▶ _Short task_: Print the first line of the material below and each line after it, exactly as written, ending with the line that contains "plt.rcParams['font.family'] = ['Liberation".

## BEGIN Material provided

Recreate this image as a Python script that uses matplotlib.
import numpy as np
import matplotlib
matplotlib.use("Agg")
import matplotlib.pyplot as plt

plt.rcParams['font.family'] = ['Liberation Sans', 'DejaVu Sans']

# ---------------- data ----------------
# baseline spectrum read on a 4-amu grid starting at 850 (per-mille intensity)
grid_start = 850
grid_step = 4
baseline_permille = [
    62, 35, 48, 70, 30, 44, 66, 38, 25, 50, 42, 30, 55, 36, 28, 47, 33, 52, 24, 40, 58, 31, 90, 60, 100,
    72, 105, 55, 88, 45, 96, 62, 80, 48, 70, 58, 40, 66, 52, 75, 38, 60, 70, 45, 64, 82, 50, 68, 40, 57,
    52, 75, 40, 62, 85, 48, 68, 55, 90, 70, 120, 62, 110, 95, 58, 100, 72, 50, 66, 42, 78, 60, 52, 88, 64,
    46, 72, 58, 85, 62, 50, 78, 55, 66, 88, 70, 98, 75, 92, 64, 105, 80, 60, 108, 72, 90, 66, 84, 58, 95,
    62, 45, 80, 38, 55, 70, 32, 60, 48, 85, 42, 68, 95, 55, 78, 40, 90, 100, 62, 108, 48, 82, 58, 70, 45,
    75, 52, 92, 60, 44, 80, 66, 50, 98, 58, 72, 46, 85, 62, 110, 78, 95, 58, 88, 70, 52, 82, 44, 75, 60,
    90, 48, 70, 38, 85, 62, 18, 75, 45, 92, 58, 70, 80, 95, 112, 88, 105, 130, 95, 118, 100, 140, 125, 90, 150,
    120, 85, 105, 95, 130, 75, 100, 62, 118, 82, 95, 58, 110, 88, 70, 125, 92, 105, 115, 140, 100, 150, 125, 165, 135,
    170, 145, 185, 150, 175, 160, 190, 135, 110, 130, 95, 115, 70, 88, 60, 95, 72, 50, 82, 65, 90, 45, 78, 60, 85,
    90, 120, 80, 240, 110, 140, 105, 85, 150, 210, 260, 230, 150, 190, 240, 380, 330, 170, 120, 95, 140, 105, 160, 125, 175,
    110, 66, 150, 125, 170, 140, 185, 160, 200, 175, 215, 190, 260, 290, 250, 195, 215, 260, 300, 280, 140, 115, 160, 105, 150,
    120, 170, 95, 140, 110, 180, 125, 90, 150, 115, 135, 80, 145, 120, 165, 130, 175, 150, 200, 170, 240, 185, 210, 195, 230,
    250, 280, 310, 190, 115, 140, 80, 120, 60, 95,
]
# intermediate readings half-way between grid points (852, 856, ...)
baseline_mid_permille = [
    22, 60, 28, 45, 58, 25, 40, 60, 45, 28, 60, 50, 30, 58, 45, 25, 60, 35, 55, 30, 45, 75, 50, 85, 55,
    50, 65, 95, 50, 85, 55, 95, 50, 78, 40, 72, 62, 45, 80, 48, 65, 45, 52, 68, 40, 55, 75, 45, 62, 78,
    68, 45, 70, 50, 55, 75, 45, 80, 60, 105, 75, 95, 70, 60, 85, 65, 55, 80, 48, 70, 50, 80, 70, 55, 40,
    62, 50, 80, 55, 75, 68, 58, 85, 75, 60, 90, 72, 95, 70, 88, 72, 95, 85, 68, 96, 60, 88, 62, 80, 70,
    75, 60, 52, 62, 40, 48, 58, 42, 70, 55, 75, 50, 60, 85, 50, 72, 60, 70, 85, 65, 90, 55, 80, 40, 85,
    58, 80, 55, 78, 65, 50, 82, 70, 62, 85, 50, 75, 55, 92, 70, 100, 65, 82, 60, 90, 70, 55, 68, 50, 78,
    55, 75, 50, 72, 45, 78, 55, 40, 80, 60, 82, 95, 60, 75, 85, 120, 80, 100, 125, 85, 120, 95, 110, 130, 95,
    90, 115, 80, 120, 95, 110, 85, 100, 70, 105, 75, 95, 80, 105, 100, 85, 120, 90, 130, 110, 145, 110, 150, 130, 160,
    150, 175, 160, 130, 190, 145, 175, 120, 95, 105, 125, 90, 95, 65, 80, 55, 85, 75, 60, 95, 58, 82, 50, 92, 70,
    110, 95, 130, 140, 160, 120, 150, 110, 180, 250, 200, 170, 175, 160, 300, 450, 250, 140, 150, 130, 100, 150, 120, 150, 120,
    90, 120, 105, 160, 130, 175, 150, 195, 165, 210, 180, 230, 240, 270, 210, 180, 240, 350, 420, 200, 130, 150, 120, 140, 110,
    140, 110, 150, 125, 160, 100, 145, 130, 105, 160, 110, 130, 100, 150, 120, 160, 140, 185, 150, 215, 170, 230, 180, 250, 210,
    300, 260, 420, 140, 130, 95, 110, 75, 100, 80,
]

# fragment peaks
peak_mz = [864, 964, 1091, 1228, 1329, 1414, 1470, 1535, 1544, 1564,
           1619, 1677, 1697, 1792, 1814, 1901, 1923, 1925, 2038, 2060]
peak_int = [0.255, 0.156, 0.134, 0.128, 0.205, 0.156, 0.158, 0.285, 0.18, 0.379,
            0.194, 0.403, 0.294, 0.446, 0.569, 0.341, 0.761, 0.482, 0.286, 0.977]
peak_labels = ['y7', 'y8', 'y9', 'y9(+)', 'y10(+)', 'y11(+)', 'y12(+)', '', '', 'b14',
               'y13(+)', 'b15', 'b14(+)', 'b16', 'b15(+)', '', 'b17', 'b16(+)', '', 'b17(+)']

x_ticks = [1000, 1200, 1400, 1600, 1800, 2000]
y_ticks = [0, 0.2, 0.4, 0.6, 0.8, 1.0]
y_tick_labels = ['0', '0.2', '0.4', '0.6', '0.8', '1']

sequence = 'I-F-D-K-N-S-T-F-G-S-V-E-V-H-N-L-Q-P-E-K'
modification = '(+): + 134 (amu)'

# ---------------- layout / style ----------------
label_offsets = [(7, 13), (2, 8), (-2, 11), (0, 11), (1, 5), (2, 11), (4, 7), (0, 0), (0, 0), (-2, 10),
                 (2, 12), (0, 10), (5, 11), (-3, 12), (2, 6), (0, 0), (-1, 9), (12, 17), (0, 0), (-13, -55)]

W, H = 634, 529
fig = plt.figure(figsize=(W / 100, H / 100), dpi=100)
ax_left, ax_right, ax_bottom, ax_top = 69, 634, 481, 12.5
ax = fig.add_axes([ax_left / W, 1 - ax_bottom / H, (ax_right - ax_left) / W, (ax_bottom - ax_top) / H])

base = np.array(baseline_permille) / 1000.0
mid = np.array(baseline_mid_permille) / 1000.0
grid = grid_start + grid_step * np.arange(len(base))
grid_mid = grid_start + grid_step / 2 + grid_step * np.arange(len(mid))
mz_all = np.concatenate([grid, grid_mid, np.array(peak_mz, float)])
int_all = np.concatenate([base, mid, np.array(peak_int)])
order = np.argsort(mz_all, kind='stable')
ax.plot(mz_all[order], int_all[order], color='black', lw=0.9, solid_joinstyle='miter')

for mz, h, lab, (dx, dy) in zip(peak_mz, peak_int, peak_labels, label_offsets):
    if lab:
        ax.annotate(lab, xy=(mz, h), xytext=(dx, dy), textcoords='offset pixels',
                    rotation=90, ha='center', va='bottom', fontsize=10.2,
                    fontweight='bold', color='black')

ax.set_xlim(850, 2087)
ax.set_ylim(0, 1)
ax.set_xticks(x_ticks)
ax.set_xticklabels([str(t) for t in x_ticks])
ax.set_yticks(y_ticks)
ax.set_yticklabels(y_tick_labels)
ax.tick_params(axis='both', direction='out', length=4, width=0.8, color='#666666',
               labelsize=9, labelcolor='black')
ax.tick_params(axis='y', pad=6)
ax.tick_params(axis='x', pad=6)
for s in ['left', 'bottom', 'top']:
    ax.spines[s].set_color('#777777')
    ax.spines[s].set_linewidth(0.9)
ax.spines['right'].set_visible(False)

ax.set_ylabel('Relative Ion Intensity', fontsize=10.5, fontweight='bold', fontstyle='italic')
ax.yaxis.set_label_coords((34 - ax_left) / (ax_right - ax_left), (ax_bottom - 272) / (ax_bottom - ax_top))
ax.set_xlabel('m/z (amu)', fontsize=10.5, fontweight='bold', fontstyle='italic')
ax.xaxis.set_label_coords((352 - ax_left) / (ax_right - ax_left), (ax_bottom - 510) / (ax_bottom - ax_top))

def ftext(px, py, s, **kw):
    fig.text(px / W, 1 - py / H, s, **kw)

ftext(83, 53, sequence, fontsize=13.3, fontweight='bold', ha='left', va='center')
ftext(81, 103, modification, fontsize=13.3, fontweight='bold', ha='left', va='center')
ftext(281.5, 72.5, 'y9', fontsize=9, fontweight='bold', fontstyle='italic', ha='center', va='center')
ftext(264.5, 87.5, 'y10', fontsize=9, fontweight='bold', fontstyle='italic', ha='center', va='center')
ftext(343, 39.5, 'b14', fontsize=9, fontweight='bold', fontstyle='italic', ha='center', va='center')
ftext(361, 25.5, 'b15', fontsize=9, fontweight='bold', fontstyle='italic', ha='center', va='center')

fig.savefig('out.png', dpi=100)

## END Material provided

▶ _Full solution_:
Recreate this image as a Python script that uses matplotlib.
import numpy as np
import matplotlib
matplotlib.use("Agg")
import matplotlib.pyplot as plt

plt.rcParams['font.family'] = ['Liberation Sans', 'DejaVu Sans']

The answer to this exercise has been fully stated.